It was his remarkable grasp of the central drama of modern history allowed Tocqueville to foresee the danger for the soul lurking in American democracy: “soft” despotism. According to Tocqueville, the soft despotism which democratic societies must fear will rarely torment citizens; it will instead “degrade” or “enervate” them, keeping them in “perpetual childhood.” Men will look to the administrative state to “entirely relieve them from the trouble of thinking and all the cares of living.”

The ancient tyrants tortured the bodies of their enemies, but in doing so they provoked great acts of courage. Tarquinius Superbus’ cruelty inspired Mucius Scaevola to burn his right hand; the early Roman’s status as a citizen meant that he was called upon to sacrifice for the city in battle. The later Roman emperors’ persecution of the early Christian martyrs only increased the number of converts who marveled at their courage. In the modern world, on the other hand, politicians for the last hundred years or so, when not waging wars on one another, have labored to dull the pains of life for their citizenry and thus preempt rebellion by making the citizenry too comfortable to risk their well-being. Bismarck, for example, was one of the first politicians to realize the effectiveness of this tactic: he attempted to head off his socialist opposition by adopting some of their programs, such as workman’s compensation. Catholics he found to be more intractable, hence the necessity of open persecution in the Kulturkampf. Later on, after the second world war, it was a common complaint of the West German left in the 1950’s and 1960’s that the Wirtschaftswunder had made Germans too preoccupied with wealth to examine the horrors of their recent past or attend to the injustices of the present. Comfort dulls consciences. Tocqueville understood that the modern preoccupation with comfort presaged the deadening of the democratic soul, which would no longer be capable of any great actions once it lost any sense of transcendent justice.

Tacitus, Annals. I hesitate to include among these more poetic books any of Tacitus’ works, for his tone is often biting and sarcastic, rather than yearning or sehnsuchtsvoll. Where he does achieve his stated objective and writes “sine ira et studio,” Tacitus’ Annals are a sober, and sobering, account of the Roman Empire from the end of Augustus’s reign to the Year of the Four Emperors (69 AD). But where he does write with emotion, what comes through most clearly is his scorn for the emperors whose reigns he chronicled.

The danger of Tacitus, though, is also his greatest virtue: he teaches us to be discontented with the present. Even mankind’s greatest ages can be marked by utter degradation; even the glory and splendor of the Roman Empire are marred by corruption and decay. Even before he reaches Nero, he depicts in detail the pettiness of Tiberius, a man too weak to do what he knew was right. Tiberius originally recognized the sycophancy of his many flatterers and the opportunism of the legions of informants, but he had a deplorable lack of forthrightness in both speech and action. He could not rule except through subterfuge. No longer was it possible for two men in public office to express open, manly disagreement with each other; the ancient republican virtues of virtus and παρρησία were no more. Tiberius’ longing was for the days of the old republic.

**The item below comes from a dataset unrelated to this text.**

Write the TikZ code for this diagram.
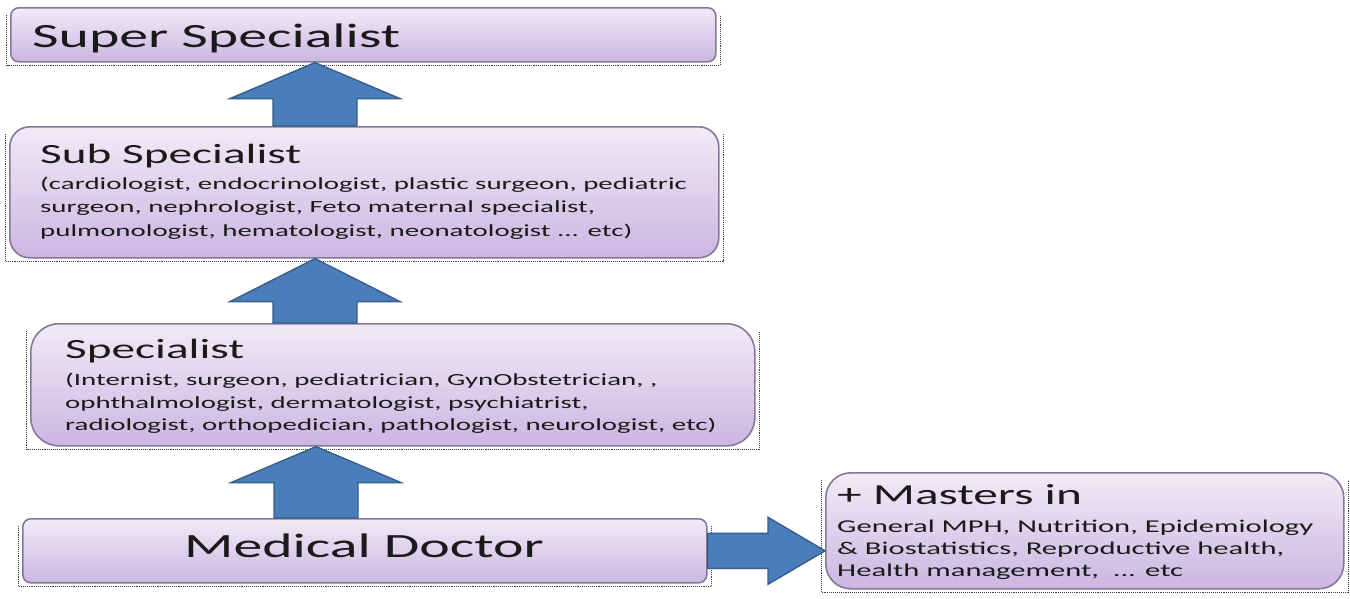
\documentclass[tikz,border=0pt]{standalone}
\usepackage{fontspec}
\setmainfont{Carlito}[FakeStretch=1.7]
\usetikzlibrary{calc}
\definecolor{boxtop}{HTML}{F1EBF7}
\definecolor{boxbot}{HTML}{CBB6E1}
\definecolor{boxline}{HTML}{86789A}
\definecolor{arrfill}{HTML}{4A7EBB}
\definecolor{arrline}{HTML}{385D8A}
\definecolor{ink}{HTML}{1A1A1A}
\tikzset{
  levelbox/.style={draw=boxline, line width=1.6pt, top color=boxtop, bottom color=boxbot,
    anchor=north west, inner sep=0pt, rectangle},
  blockarrow/.style={draw=arrline, fill=arrfill, line width=1.4pt, line join=miter},
  edgeshade/.style={black!75, densely dotted, line width=1.1pt},
  bigtext/.style={anchor=base west, inner sep=0pt, text=ink, font=\fontsize{34}{40}\selectfont},
  midtext/.style={anchor=base west, inner sep=0pt, text=ink, font=\fontsize{27.8}{32}\selectfont},
  smalltext/.style={anchor=base west, inner sep=0pt, text=ink, font=\fontsize{17}{20}\selectfont},
  masttitle/.style={anchor=base west, inner sep=0pt, text=ink, font=\fontsize{29}{34}\selectfont},
  mastsmall/.style={anchor=base west, inner sep=0pt, text=ink, font=\fontsize{18}{21}\selectfont},
}
% dotted edge under a box: left side, bottom, right side
\newcommand\edgeunder[1]{%
  \draw[edgeshade] ([xshift=-3.5pt,yshift=-8pt]#1.north west) -- ([xshift=-3.5pt,yshift=-3pt]#1.south west)
    -- ([xshift=3.5pt,yshift=-3pt]#1.south east) -- ([xshift=3.5pt,yshift=-8pt]#1.north east);}
% upward block arrow: #1 lower node, #2 upper node, #3 centre x, #4 head length
\newcommand\uparrowbetween[4]{%
  \draw[blockarrow] let \p1=(#1.north), \p2=(#2.south), \p3=(#3,0) in
    (\x3-42pt,\y1) -- (\x3-42pt,\y2-#4pt) -- (\x3-85pt,\y2-#4pt) -- (\x3,\y2)
    -- (\x3+85pt,\y2-#4pt) -- (\x3+42pt,\y2-#4pt) -- (\x3+42pt,\y1) -- cycle;}
\begin{document}
\begin{tikzpicture}[x=1pt,y=-1pt]
\useasboundingbox[fill=white] (0,0) rectangle (1350,598);

% level boxes
\node[levelbox, rounded corners=8pt, minimum width=705pt, minimum height=54pt] (super) at (10,7) {};
\node[levelbox, rounded corners=20pt, minimum width=709pt, minimum height=131pt] (sub) at (9,126) {};
\node[levelbox, rounded corners=28pt, minimum width=724pt, minimum height=122pt] (spec) at (30,323) {};
\node[levelbox, rounded corners=8pt, minimum width=684pt, minimum height=64pt] (md) at (22,518) {};
\node[levelbox, rounded corners=25pt, minimum width=518pt, minimum height=116pt] (mast) at (825,472) {};
\foreach \b in {super,sub,spec,md,mast} {\edgeunder{\b}}

% texts
\node[bigtext] (super-t) at (32,47) {Super Specialist};

\node[midtext] (sub-t) at (40,163) {Sub Specialist};
\node[smalltext] (sub-1) at (40,189) {(cardiologist, endocrinologist, plastic surgeon, pediatric};
\node[smalltext] (sub-2) at (40,212.5) {surgeon, nephrologist, Feto maternal specialist,};
\node[smalltext] (sub-3) at (40,236) {pulmonologist, hematologist, neonatologist ... etc)};

\node[midtext] (spec-t) at (65,358) {Specialist};
\node[smalltext] (spec-1) at (65,385.5) {(Internist, surgeon, pediatrician, GynObstetrician, ,};
\node[smalltext] (spec-2) at (65,408) {ophthalmologist, dermatologist, psychiatrist,};
\node[smalltext] (spec-3) at (65,430.5) {radiologist, orthopedician, pathologist, neurologist, etc)};

\node[anchor=base, inner sep=0pt, text=ink, font=\fontsize{34}{40}\selectfont] (md-t) at (364,557) {Medical Doctor};

\node[masttitle] (mast-t) at (837,504) {+ Masters in};
\node[mastsmall] (mast-1) at (837,532) {General MPH, Nutrition, Epidemiology};
\node[mastsmall] (mast-2) at (837,554) {\& Biostatistics, Reproductive health,};
\node[mastsmall] (mast-3) at (837,576) {Health management,~~... etc};

% arrows between levels
\uparrowbetween{sub}{super}{315}{36}
\uparrowbetween{spec}{sub}{315}{43}
\uparrowbetween{md}{spec}{316}{36}
\draw[blockarrow] let \p1=(md.east), \p2=(mast.west) in
  (\x1,\y1+17.5pt) -- (\x2-57pt,\y1+17.5pt) -- (\x2-57pt,\y1+33.5pt) -- (\x2,\y1)
  -- (\x2-57pt,\y1-33.5pt) -- (\x2-57pt,\y1-17.5pt) -- (\x1,\y1-17.5pt) -- cycle;
\end{tikzpicture}
\end{document}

Implicit in discontent with the present is a tendency to cynicism. Tacitus must have experienced this temptation in his own life. He rose to the consulship at a time when the consulship did not carry much importance with it. He knew that the supreme political virtues under the emperors were no longer virtus and παρρησία but deceit and cunning. However, Tacitus resisted the temptation to cynicism. He revered his father-in-law as a man striving to live an upright life in a corrupt political system, leaving a monument to him for posterity in his Agricola. Tacitus also gives many examples of men who remained true to the old ways in spite of great pressure, even to the point of death, thus giving us an idea of the courage a man requires if he is going to live a virtuous life in a corrupt age.

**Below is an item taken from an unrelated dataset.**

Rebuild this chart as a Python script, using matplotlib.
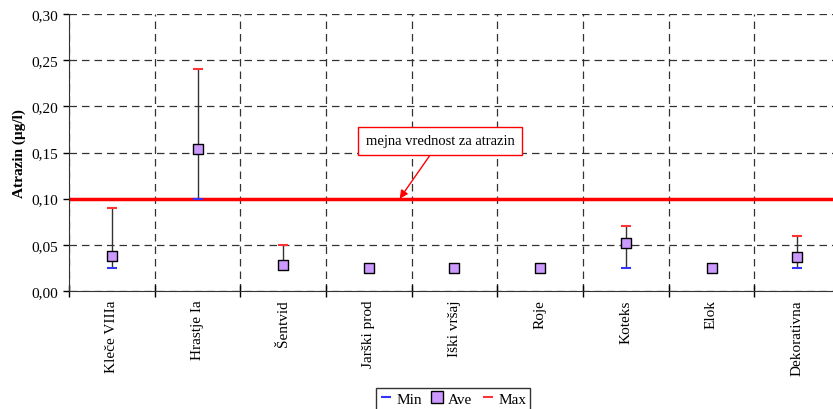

Near the end of what remains of the Annals (XVI.35), Tacitus recounts the death of the noble senator Thrasea, who was attacked by senators loyal to Nero for persisting in his “perverse vanity,” their term for his refusal to flatter the emperor. Before he dies, Thrasea speaks to his son-in-law Helvidius words that we would all do well to remember ourselves: “We pour out a libation to Jupiter the Deliverer. Behold young man, and may the gods avert the omen, but you have been born into times in which it is well to fortify the spirit with examples of courage.”

Sehnsucht without courage is nothing.

Saturday, February 8, 2014

Texts That Will Save Civilization

During World War II, Karol Wojtyła helped found the underground Rhapsodic Theater, believing that, so long as Polish culture existed, the Polish state could eventually stage a comeback against the Nazis (and subsequently Soviets). But without a culture, there would be no soul left to animate the body politic.

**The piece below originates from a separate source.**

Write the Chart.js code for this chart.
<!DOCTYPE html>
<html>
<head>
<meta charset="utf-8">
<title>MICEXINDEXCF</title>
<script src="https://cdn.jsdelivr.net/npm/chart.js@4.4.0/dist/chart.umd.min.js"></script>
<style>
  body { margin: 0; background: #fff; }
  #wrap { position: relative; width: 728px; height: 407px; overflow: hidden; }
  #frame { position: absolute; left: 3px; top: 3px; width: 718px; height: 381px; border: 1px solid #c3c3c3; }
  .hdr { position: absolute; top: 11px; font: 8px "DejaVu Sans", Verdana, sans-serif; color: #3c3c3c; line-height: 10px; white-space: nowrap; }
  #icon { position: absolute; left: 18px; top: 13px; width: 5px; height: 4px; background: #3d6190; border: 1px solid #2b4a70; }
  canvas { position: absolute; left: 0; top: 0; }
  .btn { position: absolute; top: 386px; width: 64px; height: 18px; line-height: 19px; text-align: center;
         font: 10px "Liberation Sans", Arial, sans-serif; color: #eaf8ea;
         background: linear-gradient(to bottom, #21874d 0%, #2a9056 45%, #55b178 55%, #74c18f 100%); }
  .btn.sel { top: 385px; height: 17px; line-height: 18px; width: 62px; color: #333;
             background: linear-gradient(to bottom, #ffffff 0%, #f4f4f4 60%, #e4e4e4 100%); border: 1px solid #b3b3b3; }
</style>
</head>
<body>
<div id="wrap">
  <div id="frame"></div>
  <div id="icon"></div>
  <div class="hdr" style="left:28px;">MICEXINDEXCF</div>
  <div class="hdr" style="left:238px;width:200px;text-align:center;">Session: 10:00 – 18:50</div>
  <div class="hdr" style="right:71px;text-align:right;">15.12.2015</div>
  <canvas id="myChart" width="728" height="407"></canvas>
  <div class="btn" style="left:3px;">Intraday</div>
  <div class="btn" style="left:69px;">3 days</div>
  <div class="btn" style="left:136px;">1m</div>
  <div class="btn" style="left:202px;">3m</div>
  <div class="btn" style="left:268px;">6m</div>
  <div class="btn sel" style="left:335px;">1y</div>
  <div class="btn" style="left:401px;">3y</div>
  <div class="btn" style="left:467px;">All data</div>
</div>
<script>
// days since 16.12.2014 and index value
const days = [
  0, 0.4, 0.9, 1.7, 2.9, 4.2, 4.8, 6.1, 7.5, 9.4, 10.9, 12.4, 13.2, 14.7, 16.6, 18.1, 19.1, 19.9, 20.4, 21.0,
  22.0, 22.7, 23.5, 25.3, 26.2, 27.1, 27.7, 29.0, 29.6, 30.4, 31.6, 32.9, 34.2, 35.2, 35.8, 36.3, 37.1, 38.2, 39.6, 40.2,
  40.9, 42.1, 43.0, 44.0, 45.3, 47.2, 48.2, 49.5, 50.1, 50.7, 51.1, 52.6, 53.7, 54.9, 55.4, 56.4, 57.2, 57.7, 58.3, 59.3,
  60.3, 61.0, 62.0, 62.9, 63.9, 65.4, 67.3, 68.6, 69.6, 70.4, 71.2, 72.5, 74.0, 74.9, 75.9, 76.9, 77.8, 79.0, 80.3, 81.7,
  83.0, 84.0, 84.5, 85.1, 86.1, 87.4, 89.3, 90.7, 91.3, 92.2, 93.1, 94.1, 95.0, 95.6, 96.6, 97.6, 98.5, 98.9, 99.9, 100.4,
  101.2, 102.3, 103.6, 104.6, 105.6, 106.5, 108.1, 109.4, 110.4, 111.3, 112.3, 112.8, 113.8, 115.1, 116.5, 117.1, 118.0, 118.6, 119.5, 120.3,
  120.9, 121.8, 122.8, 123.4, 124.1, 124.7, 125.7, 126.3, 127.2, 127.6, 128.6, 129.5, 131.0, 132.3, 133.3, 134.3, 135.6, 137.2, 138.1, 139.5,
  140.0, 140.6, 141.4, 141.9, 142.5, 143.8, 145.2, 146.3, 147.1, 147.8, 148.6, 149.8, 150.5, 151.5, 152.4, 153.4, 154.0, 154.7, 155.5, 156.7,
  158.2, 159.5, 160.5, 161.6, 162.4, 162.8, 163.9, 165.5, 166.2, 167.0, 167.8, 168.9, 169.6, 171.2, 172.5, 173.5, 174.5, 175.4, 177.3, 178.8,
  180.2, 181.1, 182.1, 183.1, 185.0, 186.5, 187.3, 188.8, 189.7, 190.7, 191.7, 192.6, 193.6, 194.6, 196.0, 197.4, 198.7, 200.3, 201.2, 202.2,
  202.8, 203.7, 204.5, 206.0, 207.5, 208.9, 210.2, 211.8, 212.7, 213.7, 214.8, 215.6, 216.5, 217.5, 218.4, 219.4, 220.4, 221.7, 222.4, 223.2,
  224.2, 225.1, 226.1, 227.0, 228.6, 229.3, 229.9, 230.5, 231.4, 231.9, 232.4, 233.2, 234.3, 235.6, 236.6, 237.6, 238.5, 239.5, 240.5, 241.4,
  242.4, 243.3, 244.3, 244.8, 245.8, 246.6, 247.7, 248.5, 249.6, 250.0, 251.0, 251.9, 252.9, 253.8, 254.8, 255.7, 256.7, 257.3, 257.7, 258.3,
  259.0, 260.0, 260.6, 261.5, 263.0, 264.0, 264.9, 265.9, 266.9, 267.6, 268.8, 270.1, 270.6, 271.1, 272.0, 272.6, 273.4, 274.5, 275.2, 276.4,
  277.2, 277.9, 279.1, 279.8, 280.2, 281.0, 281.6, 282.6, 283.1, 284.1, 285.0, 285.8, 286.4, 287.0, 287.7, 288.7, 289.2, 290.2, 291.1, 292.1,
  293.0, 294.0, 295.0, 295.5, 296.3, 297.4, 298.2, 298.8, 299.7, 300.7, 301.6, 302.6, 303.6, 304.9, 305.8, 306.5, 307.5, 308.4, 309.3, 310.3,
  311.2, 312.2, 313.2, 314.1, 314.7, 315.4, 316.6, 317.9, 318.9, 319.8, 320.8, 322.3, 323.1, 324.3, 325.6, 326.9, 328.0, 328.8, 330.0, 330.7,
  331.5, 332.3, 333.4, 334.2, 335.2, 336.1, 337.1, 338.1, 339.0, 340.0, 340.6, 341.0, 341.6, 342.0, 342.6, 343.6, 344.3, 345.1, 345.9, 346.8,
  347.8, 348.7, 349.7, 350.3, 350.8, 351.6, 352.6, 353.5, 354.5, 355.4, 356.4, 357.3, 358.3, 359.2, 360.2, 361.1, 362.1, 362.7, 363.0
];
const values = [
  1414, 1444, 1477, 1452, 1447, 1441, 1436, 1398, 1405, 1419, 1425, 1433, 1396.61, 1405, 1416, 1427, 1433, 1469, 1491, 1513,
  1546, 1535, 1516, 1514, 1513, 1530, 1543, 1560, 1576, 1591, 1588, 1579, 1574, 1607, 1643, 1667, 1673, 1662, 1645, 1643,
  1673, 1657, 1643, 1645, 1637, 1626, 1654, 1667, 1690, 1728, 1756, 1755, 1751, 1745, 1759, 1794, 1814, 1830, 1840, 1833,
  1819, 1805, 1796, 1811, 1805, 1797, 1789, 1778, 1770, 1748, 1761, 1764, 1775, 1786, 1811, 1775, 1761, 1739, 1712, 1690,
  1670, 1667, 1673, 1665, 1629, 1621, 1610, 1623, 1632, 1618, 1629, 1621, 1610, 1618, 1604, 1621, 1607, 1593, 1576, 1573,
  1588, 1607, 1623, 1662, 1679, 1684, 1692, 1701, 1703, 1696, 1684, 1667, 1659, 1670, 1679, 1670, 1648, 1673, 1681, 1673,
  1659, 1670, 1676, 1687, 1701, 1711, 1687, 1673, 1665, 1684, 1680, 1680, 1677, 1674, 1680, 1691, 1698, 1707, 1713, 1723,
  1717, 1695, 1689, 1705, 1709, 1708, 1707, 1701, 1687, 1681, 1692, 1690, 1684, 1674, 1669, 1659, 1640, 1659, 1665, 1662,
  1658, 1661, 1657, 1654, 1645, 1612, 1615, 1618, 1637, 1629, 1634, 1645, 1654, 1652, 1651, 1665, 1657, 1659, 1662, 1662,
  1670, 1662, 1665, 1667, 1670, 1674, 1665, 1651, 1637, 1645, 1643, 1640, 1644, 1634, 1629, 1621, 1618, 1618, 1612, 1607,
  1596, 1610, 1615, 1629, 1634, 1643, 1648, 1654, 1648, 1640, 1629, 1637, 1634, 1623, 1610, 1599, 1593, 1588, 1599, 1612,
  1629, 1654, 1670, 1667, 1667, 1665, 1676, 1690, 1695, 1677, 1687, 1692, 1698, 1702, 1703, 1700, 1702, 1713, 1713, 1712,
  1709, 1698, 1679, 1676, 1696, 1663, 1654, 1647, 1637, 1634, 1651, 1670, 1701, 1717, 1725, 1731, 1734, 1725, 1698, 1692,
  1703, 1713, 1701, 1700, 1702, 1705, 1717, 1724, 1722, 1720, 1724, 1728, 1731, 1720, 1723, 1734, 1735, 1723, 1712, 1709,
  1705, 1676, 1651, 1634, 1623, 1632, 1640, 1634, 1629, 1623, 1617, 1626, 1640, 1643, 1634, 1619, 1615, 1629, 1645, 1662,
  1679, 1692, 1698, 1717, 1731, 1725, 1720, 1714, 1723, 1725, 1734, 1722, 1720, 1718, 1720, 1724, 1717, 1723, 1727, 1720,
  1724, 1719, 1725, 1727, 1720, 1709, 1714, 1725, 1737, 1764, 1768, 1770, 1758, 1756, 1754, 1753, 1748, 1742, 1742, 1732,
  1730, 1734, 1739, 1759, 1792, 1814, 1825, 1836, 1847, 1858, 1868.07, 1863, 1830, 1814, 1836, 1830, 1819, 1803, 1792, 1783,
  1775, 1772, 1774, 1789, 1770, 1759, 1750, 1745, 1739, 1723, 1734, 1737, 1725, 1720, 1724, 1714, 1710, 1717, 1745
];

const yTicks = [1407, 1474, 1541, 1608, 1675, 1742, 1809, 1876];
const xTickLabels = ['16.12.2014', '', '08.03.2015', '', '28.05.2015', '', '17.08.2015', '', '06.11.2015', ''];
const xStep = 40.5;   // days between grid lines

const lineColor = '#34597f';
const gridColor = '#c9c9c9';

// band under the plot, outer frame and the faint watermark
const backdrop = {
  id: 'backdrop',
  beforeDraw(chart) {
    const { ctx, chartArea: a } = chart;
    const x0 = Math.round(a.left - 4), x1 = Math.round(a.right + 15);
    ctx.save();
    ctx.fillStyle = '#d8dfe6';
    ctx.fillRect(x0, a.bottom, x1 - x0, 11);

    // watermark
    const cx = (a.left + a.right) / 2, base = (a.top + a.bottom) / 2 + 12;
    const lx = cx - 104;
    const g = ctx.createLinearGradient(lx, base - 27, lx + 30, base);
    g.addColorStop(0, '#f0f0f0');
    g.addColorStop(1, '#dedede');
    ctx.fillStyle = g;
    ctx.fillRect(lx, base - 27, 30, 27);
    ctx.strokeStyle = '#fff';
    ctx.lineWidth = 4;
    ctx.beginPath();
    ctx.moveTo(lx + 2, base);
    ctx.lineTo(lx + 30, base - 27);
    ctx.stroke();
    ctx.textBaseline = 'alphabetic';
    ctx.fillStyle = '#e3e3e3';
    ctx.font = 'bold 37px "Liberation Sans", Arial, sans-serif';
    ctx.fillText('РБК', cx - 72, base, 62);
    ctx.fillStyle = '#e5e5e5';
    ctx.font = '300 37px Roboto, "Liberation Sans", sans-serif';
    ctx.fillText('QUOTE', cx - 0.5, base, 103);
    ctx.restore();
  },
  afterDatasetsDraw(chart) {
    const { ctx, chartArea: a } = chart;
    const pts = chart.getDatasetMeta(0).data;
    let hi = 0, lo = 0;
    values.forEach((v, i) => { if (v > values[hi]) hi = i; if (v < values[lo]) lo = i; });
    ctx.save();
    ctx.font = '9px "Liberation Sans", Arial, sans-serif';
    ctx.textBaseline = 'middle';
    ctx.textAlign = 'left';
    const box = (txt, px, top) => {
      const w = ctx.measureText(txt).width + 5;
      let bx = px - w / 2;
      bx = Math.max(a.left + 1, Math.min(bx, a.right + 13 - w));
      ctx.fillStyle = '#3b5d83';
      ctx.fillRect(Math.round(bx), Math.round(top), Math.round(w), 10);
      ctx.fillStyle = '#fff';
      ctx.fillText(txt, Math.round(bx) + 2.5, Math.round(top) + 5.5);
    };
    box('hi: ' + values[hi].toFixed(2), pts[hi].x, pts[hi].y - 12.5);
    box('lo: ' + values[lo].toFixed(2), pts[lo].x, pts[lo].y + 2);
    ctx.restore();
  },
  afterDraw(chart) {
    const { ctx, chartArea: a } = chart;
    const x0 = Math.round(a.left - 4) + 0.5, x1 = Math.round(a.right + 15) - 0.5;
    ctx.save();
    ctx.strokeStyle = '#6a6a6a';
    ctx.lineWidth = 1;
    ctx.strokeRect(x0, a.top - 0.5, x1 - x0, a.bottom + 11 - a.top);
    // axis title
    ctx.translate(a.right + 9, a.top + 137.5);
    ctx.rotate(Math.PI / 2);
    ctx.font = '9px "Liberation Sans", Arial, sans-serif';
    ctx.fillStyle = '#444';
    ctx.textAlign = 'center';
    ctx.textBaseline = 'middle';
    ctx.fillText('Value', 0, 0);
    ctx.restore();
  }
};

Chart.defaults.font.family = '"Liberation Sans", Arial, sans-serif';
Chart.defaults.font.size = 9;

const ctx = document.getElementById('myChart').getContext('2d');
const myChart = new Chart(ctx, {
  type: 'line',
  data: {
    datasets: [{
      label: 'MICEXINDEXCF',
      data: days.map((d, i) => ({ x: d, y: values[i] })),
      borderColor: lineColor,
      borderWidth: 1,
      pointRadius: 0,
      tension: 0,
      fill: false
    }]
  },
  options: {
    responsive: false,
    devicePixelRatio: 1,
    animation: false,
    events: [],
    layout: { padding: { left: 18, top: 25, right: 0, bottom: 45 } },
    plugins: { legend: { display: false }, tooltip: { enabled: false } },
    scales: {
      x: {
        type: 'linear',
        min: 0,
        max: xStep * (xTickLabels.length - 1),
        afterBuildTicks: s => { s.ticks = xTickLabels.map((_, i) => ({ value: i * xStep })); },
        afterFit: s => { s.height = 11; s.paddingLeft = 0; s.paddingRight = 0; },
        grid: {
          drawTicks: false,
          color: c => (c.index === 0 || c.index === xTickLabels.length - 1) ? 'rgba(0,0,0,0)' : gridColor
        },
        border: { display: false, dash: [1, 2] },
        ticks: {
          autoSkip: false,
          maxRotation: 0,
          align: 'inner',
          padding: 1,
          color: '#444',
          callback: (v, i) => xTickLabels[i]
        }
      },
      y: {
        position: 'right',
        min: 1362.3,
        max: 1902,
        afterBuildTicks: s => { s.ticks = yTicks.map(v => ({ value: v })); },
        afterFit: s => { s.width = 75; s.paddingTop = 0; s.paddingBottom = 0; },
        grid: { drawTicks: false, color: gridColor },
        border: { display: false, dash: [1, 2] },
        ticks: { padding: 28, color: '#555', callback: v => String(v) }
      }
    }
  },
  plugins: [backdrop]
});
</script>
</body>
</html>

That got me thinking about the defining characteristics of cultures, ours in particular. One of the curious wrinkles is that the most important texts in one sense may not be the most valuable. A work with which people can engage - and I realize that engagement is culturally conditioned; different people interact with texts and one another in different ways, including dramatic performances, poetry readings, morning newspapers, sacred proclamations - may be more important than the intellectual insights of a particularly erudite, but inaccessible, text.

We come then to a thought experiment: If our own country were overrun by tyrants, which works would you preserve for the sake of preserving our particular form of civilization? And why?

A bit Fahrenheit 451, I'll admit. The one parameter I'd place is this: we might as well assume that the tyrants of this little scenario are either foolish enough to permit the Bible and the Declaration of Independence, or so thorough in their thuggery as to prove them untenable for salvaging. There's no point filling our list with obvious choices; I think unusual ones provide far more food for thought.

One problem I have in approaching this question is how to define civilization, our civilization. American civilization? Western civilization? Christendom? Which of these is the most serviceable category? To which do I feel the most connection? Which is most worth saving? After all, I have multiple identities. My Catholic faith does not fit neatly into my American nationality; indeed, for much of American history, many people would have said the two were at odds. My status as an Anglophone (and, yes, Anglophile) links me to a variety of countries around the globe, though America initially defined itself in opposition its Anglophonic cousins.

I have no easy answers to these conundrums, at least not today, though I do have a few texts to offer for discussion:

Homer, The Iliad. This work is foundational to Western literature for a good reason. It does not simply come before later works; it engages with a variety fundamental questions about pride, friendship, free will, heroism, and loss. Little surprise, then, that G. K. Chesterton commented that, "if the world becomes pagan and perishes, the last man left alive would do well to quote the Iliad and die." Or, as my friend Wondrous Pilgrim explained, "Hundreds of generations have read this and wept. Who am I to argue with them. (And I've wept as well!)."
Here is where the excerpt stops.